Ronald Reagan's death forced many people to confront once again the legacy of Central America's brutal wars in Guatemala, El Salvador, and Nicaragua of two decades ago. That the region's bloody history is truly behind it seems to have been confirmed by the recent signing of the Central American Free Trade Agreement (CAFTA) with the United States.
The symbolism of that treaty promises much, not least the idea that civil wars and US interventions may be things of the past. But the details of the treaty offer little comfort to a region that is still recovering from the economic devastation wrought by those wars.
Paramount to CAFTA is a concern about the extent to which Central American countries will liberalize their economies.
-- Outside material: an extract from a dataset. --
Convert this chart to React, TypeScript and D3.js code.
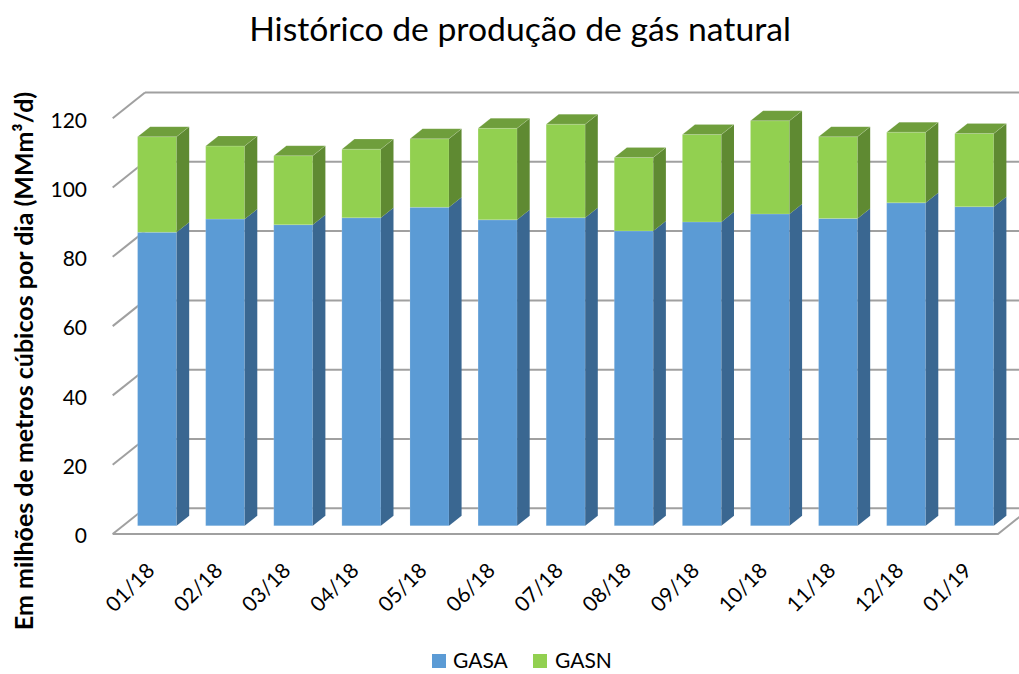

But more critical is whether the agreement will make for healthier economies. Although CAFTA represents an important opportunity in the region's quest to expand its access to the US market, it is unclear whether the new rules will strengthen or weaken Central American producers.
Under CAFTA, 80% of US exports will be duty-free as soon as the treaty is ratified, and all tariffs will expire in 15 years. Until recently, the region maintained a trade surplus with the US, but with liberalization, the region will increase imports of more affordable goods, thereby turning the surplus into a deficit. Consider Mexico's trade balance with the US since the North American Free Trade Agreement (NAFTA) came into effect. In the years between 1995 and 2002, Mexico's annual trade deficit with the US increased to $1 billion.